Blockchain Networks Featuring Smartphone Compatible Nodes Are Gradually Changing the Game for Small Players

The crypto ecosystem has positioned itself as a disruptive niche to the centralized, traditional finance architecture. This upcoming decentralized market is based on blockchain technology, whose fundamental infrastructure is supported by several nodes instead of an overarching central authority. Blockchain nodes can be compared to small servers – their primary role is to store the blocks of data that make up a blockchain network.

These decentralized nodes are connected and facilitate the exchange of the latest blockchain data for the network to stay updated. Simply put, nodes are the support system of blockchain environments. While the concept may sound technical, a node can be a computer, laptop, or other devices, including smartphones. Today, we have many blockchain networks such as Bitcoin, Ethereum and Dogecoin whose operations are facilitated by node validators.

Node Validation

The process of node validation involves allocating resources such as memory and computational power to store data and verify transactions that are added to a blockchain network. For instance, the Bitcoin blockchain uses a Proof-of-work (PoW) consensus, requiring miners to allocate resources for transaction validation and secure the network.

In return, the miners are rewarded with network rewards for each block added to the blockchain. Currently, the network reward on the Bitcoin network is at 6.25 BTC following the May 2020 halving. Similarly, Ethereum and Dogecoin blockchain networks depend on node validators to function effectively.

There are two major types of nodes; complete and lightweight. The former enforces all the rules of a particular blockchain network, while the latter references data from the full blockchain nodes. With lightweight nodes, users can run a node without storing the entire block data. However, these nodes are not as trustless as full nodes.

An Expensive Affair for Small-time Players

Running a blockchain node can be pretty expensive for small-time players despite being a lucrative opportunity for crypto stakeholders. The Bitcoin blockchain, which is currently the biggest, requires at least 2 gigabytes of memory and 500 gigabytes SSD or HDD. In addition, node validators require a fast internet connection of at least 50 Kbps, not to mention that Bitcoin’s blockchain scales at an average of 1 GB every week.

Even meme networks such as Dogecoin are still out of the reach of most stakeholders looking to run a full blockchain node.
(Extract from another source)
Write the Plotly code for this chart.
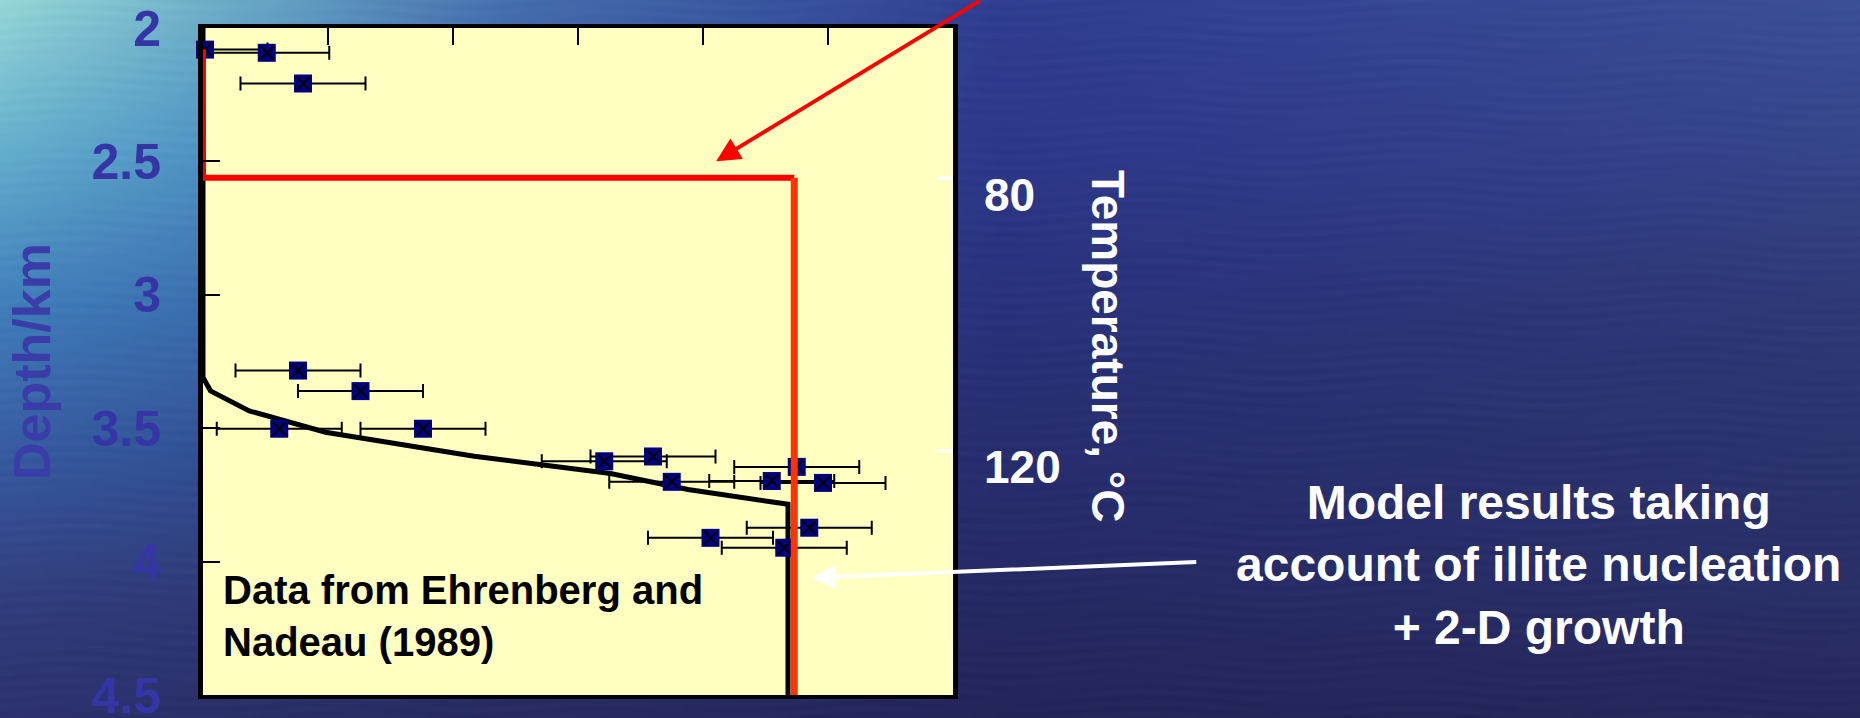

Dogecoin’s network requires node validators to have at least a free disk space of 50 gigabytes and 2 gigabytes of memory (RAM). This is quite a stretch for the majority of the world’s population, given that only a few have access to sophisticated devices that can handle node validation.

It is no surprise that environmental advocates have been criticizing the energy used to mine PoW cryptocurrencies such as Bitcoin. Tesla’s Elon Musk was among the leading critics. The company withdrew from its position to accept Bitcoin payments until miners prove that over 50% of the energy comes from clean energy.

Switching to Alternative Blockchain Networks

Today, the blockchain ecosystem has evolved to feature several networks where users can run cost-friendly nodes. Protocols such as Minima Global introduce ultra-lean blockchain environments that can fit on IoT or mobile devices. This decentralized network creates the possibility of an inclusive, scalable, secure and resilient blockchain protocol by allowing users to run full constructing and validating nodes from their smartphone devices.

With the number of smartphone users globally currently at 3.8 billion, Minima taps into the potential of this burgeoning market to further decentralize its blockchain network. In doing so, the protocol has created the possibility of a censorship-resistant blockchain network that is truly autonomous and accountable.

Wrap Up

For a long time, the traditional financial market has had to deal with the shortcomings of a centralized ecosystem. Some of which include limited access to financial services due to cumbersome KYC processes and other nuances. Cryptocurrencies are changing the narrative by introducing a decentralized ecosystem where everyone globally can participate in one way or another.

This paradigm shift requires efficient supporting structures, starting with nodes that form a core part of blockchain environments. Therefore, it is only logical for crypto stakeholders to make node validation a cost-friendly affair. This will improve the chances of scaling the decentralized aspect of existing blockchain networks.

That said, upcoming blockchain designs featuring smartphone compatibility could provide a solid solution. Essentially, building blockchain networks with mainstream adoption in mind will likely hasten the growth of decentralized networks. Furthermore, smartphone-compatible blockchain nodes offer a significant value proposition to small-time players that have been victims of the current system.